Exact repetition is required: output every record in full.

BEGIN EXERCISE MATERIAL

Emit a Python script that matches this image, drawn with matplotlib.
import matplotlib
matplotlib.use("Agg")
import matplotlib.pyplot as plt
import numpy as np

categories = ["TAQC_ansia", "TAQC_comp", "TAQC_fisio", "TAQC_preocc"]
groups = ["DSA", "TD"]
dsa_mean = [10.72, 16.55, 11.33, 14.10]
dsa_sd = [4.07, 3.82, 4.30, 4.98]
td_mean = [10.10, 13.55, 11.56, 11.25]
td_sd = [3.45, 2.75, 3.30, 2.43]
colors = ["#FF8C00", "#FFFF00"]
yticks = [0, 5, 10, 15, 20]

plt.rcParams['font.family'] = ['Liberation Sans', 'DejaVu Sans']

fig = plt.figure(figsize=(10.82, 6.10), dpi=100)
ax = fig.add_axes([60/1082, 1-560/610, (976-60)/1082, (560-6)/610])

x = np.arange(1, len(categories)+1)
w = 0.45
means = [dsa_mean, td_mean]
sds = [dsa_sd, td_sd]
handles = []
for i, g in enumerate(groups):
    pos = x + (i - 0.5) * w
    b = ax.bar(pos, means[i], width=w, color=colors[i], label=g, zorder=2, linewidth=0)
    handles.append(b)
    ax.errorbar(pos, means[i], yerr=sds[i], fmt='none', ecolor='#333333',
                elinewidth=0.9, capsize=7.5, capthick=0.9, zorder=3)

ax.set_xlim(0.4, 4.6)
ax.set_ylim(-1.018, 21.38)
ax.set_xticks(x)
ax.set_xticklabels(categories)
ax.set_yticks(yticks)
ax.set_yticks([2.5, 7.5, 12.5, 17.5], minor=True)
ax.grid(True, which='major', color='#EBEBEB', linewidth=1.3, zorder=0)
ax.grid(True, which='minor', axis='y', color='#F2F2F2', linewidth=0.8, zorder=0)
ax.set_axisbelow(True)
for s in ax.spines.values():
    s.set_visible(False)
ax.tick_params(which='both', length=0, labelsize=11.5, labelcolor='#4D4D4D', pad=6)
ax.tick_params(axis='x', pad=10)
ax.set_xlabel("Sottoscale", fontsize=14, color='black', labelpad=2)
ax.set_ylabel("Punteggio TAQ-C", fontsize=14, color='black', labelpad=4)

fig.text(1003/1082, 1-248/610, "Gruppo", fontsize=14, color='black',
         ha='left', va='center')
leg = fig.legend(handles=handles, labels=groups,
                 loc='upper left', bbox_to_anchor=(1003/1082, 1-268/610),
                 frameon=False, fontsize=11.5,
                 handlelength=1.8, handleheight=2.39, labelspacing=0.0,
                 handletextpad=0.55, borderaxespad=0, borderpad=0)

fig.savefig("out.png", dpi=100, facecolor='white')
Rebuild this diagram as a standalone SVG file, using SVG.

END EXERCISE MATERIAL

EXERCISE RESULT.
Emit a Python script that matches this image, drawn with matplotlib.
import matplotlib
matplotlib.use("Agg")
import matplotlib.pyplot as plt
import numpy as np

categories = ["TAQC_ansia", "TAQC_comp", "TAQC_fisio", "TAQC_preocc"]
groups = ["DSA", "TD"]
dsa_mean = [10.72, 16.55, 11.33, 14.10]
dsa_sd = [4.07, 3.82, 4.30, 4.98]
td_mean = [10.10, 13.55, 11.56, 11.25]
td_sd = [3.45, 2.75, 3.30, 2.43]
colors = ["#FF8C00", "#FFFF00"]
yticks = [0, 5, 10, 15, 20]

plt.rcParams['font.family'] = ['Liberation Sans', 'DejaVu Sans']

fig = plt.figure(figsize=(10.82, 6.10), dpi=100)
ax = fig.add_axes([60/1082, 1-560/610, (976-60)/1082, (560-6)/610])

x = np.arange(1, len(categories)+1)
w = 0.45
means = [dsa_mean, td_mean]
sds = [dsa_sd, td_sd]
handles = []
for i, g in enumerate(groups):
    pos = x + (i - 0.5) * w
    b = ax.bar(pos, means[i], width=w, color=colors[i], label=g, zorder=2, linewidth=0)
    handles.append(b)
    ax.errorbar(pos, means[i], yerr=sds[i], fmt='none', ecolor='#333333',
                elinewidth=0.9, capsize=7.5, capthick=0.9, zorder=3)

ax.set_xlim(0.4, 4.6)
ax.set_ylim(-1.018, 21.38)
ax.set_xticks(x)
ax.set_xticklabels(categories)
ax.set_yticks(yticks)
ax.set_yticks([2.5, 7.5, 12.5, 17.5], minor=True)
ax.grid(True, which='major', color='#EBEBEB', linewidth=1.3, zorder=0)
ax.grid(True, which='minor', axis='y', color='#F2F2F2', linewidth=0.8, zorder=0)
ax.set_axisbelow(True)
for s in ax.spines.values():
    s.set_visible(False)
ax.tick_params(which='both', length=0, labelsize=11.5, labelcolor='#4D4D4D', pad=6)
ax.tick_params(axis='x', pad=10)
ax.set_xlabel("Sottoscale", fontsize=14, color='black', labelpad=2)
ax.set_ylabel("Punteggio TAQ-C", fontsize=14, color='black', labelpad=4)

fig.text(1003/1082, 1-248/610, "Gruppo", fontsize=14, color='black',
         ha='left', va='center')
leg = fig.legend(handles=handles, labels=groups,
                 loc='upper left', bbox_to_anchor=(1003/1082, 1-268/610),
                 frameon=False, fontsize=11.5,
                 handlelength=1.8, handleheight=2.39, labelspacing=0.0,
                 handletextpad=0.55, borderaxespad=0, borderpad=0)

fig.savefig("out.png", dpi=100, facecolor='white')
Rebuild this diagram as a standalone SVG file, using SVG.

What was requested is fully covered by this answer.